Given these conditions, can a function be defined that is well defined a.e.?

I have two functions, and I want to combine them to define a certain function.

Suppose for every fixed $$e$$ in $$(0, ∞)$$, we have a function $$g_e (x): \mathbb{R} \to [0,\infty]$$ that is well defined a.e. and right continuous, and for every fixed x in R, we have a function $$h_x (e): (0, ∞) \to [0, ∞]$$ that is well defined a.e. and monotone increasing. Further, whenever $$e$$ and $$x$$ are such that they are both defined, $$g_e (x) = h_x (e)$$.

Can we canonically define some $$f: \mathbb{R} \times (0, \infty)\to [0,\infty]$$ such that it is well defined a.e. and $$f(x, e) = g_e (x) = h_x (e)$$ a.e.?

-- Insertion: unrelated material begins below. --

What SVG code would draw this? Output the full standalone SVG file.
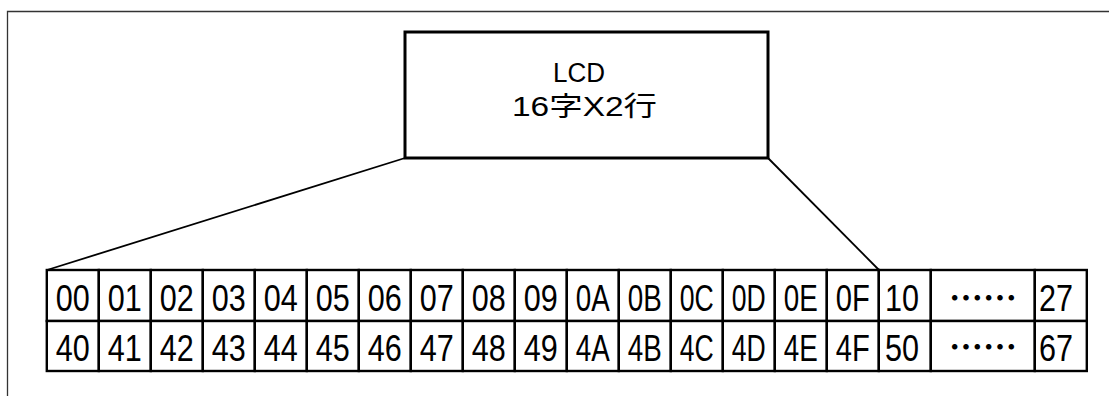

At least assuming the continuum hypothesis, the answer is no. Let $$\prec$$ be a well-order of $$\mathbb R$$ of order type $$\omega_1$$. Define $$g_e(x)=0$$ for $$x\succ e$$ (and $$g_e(x)$$ not defined otherwise) and $$h_x(e)=e$$ if $$e\succ x$$ (and $$h_x(e)$$ not defined otherwise). Observe that both $$g_e,h_x$$ are defined everywhere except at a countable, hence null, set (this is why we need the well-order to have order type $$\omega_1$$).
Then there is no pair $$(x,e)$$ for which both $$g_e(x),h_x(e)$$ are both defined, so the last condition is satisfied vacuously, but there is no function which is equal to both of those numbers simulataneously on any nonempty set.